Richard le Breton or Richard de Brito (fl. 1170) was one of the four knights who in 1170 murdered Thomas Becket, Archbishop of Canterbury.

==Origins==
Roger Brito is listed in the Domesday Book of 1086 as holding land under the overlordship of the Church of Long Sutton in Somerset, in which county the family was later seated at Sampford Brett (alias Sandford-Bret). During the reign of King Henry I (1100–1135) Sampford Brett was held by Simon le Bret, from the feudal barony of Dunster by military service of half a knight's fee. He served in the household of Henry II's brother William, Count of Poitou and was a near neighbour of the FitzUrse family of Williton in Somerset, a member of which family was another of the assassins of Thomas Becket. Simon le Bret had two sons: Richard Brito, one of the assassins of Thomas Becket and Edmund le Bret, who adopted the surname de Sandford from his seat. William the Conqueror granted a manor in the eastern part of the parish of Great Stambridge in Essex and another in Sanford in Somerset to a Norman named Auvrai Le Breton following the Norman conquest of England. A later relative, Simon Le Breton, had two sons, Richard and Edmund, who inherited their share of Sanford and Great Master Bridge. Both were part of the royal court of King Henry II; in particular Richard Le Breton was a close friend of the king's brother, Prince William.

==Becket assassination==
During the attack on Becket in 1170 by the four knights, Reginald Fitzurse, Hugh de Morville, Breton and William de Tracy, Brito is said to have broken his sword when striking at Becket's head.

According to Edward Grim:

... But the third knight inflicted a grave wound on the fallen one; with this blow he shattered the sword on the stone and his crown, which was large, separated from his head so that the blood turned white from the brain yet no less did the brain turn red from the blood; it purpled the appearance of the church with the colours of the lily and the rose, the colours of the Virgin and Mother and the life and death of the confessor and martyr...

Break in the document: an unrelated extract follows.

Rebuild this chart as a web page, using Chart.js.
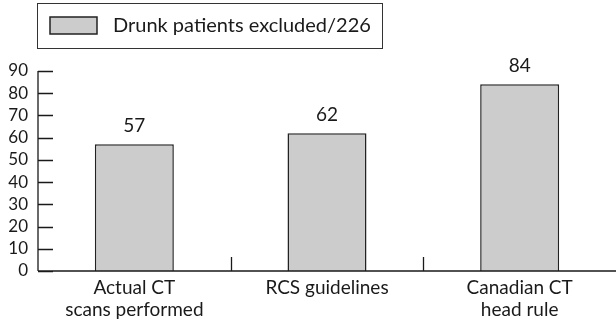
<!DOCTYPE html>
<html>
<head>
<meta charset="utf-8">
<script src="https://cdn.jsdelivr.net/npm/chart.js@4"></script>
<style>
  html, body { margin: 0; padding: 0; background: #fff; }
  #wrap { width: 616px; height: 326px; }
</style>
</head>
<body>
<div id="wrap"><canvas id="c" width="616" height="326"></canvas></div>
<script>
// CT scan counts by decision method
const categories = [["Actual CT", "scans performed"], ["RCS guidelines"], ["Canadian CT", "head rule"]];
const seriesLabel = "Drunk patients excluded/226";
const values = [57, 62, 84];
const yTicks = [0, 10, 20, 30, 40, 50, 60, 70, 80, 90];

const FONT = "Lato, 'DejaVu Sans', sans-serif";
const INK = "#1a1a1a";
const BAR_FILL = "#cccccc";

// Framed legend in the top-left corner
const framedLegend = {
  id: "framedLegend",
  afterDraw(chart) {
    const ctx = chart.ctx;
    const ds = chart.data.datasets[0];
    ctx.save();
    ctx.strokeStyle = "#333";
    ctx.lineWidth = 1;
    ctx.strokeRect(37.5, 3.5, 345, 45);
    ctx.fillStyle = ds.backgroundColor;
    ctx.fillRect(50, 17, 47, 17);
    ctx.lineWidth = 1.5;
    ctx.strokeStyle = ds.borderColor;
    ctx.strokeRect(50, 17, 47, 17);
    ctx.fillStyle = INK;
    ctx.font = "20px " + FONT;
    ctx.textBaseline = "alphabetic";
    ctx.textAlign = "left";
    ctx.fillText(ds.label, 113, 32);
    ctx.restore();
  }
};

// Inward tick marks on both axes, and value labels over the bars
const axisMarks = {
  id: "axisMarks",
  afterDatasetsDraw(chart) {
    const ctx = chart.ctx;
    const x = chart.scales.x, y = chart.scales.y;
    const area = chart.chartArea;
    ctx.save();
    ctx.strokeStyle = INK;
    ctx.lineWidth = 1.3;
    ctx.beginPath();
    // y axis line and inner ticks
    ctx.moveTo(area.left, area.top);
    ctx.lineTo(area.left, area.bottom);
    y.ticks.forEach(t => {
      const py = Math.round(y.getPixelForValue(t.value)) + 0.5;
      ctx.moveTo(area.left, py);
      ctx.lineTo(area.left + 15, py);
    });
    // x axis line and category separators
    ctx.moveTo(area.left, area.bottom);
    ctx.lineTo(area.right, area.bottom);
    for (let i = 0; i < categories.length - 1; i++) {
      const px = Math.round((x.getPixelForTick(i) + x.getPixelForTick(i + 1)) / 2) + 0.5;
      ctx.moveTo(px, area.bottom);
      ctx.lineTo(px, area.bottom - 14);
    }
    ctx.stroke();

    // values over bars
    const meta = chart.getDatasetMeta(0);
    ctx.fillStyle = INK;
    ctx.font = "19px " + FONT;
    ctx.textAlign = "center";
    ctx.textBaseline = "alphabetic";
    meta.data.forEach((bar, i) => {
      ctx.fillText(String(chart.data.datasets[0].data[i]), bar.x, bar.y - 12);
    });
    ctx.restore();
  }
};

new Chart(document.getElementById("c"), {
  type: "bar",
  data: {
    labels: categories,
    datasets: [{
      label: seriesLabel,
      data: values,
      backgroundColor: BAR_FILL,
      borderColor: "#222",
      borderWidth: 1.5,
      categoryPercentage: 1,
      barPercentage: 0.41
    }]
  },
  options: {
    responsive: false,
    animation: false,
    devicePixelRatio: 1,
    layout: { padding: { top: 71, right: 0, left: 0, bottom: 0 } },
    plugins: { legend: { display: false }, tooltip: { enabled: false } },
    scales: {
      x: {
        offset: true,
        grid: { display: false, drawTicks: false },
        border: { display: false },
        ticks: { color: INK, font: { family: FONT, size: 19, lineHeight: 1.16 }, padding: 6, maxRotation: 0, autoSkip: false },
        afterFit(s) { s.height = 55; }
      },
      y: {
        min: 0,
        max: 90,
        afterBuildTicks(s) { s.ticks = yTicks.map(v => ({ value: v })); },
        grid: { display: false, drawTicks: false },
        border: { display: false },
        ticks: { color: INK, font: { family: FONT, size: 17 }, padding: 10, autoSkip: false },
        afterFit(s) { s.width = 38; }
      }
    }
  },
  plugins: [framedLegend, axisMarks]
});
</script>
</body>
</html>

He shouted "Take that, for the love of my lord William, the king's brother!" when he delivered the fatal blow. It was believed by William's friends that the count had died of a broken heart after Thomas Becket refused to allow his marriage.

==Aftermath==
After the assassination the four knights fled to Scotland and from there to Knaresborough Castle in Yorkshire. All four were excommunicated by the Pope Alexander III at Easter in 1171 and ordered to undertake penitentiary pilgrimages to the Holy Land for 14 years.

Brito eventually retired to the island of Jersey. A ledger stone for one of the le Bretons of Jersey survives in St Thomas's Church in Salisbury. The Brett family of Whitestaunton in Somerset are said by the Duchess of Cleveland to be descended from the Brettes of Sampford Brett, and are the ancestors of the present Brett family, Viscounts Esher.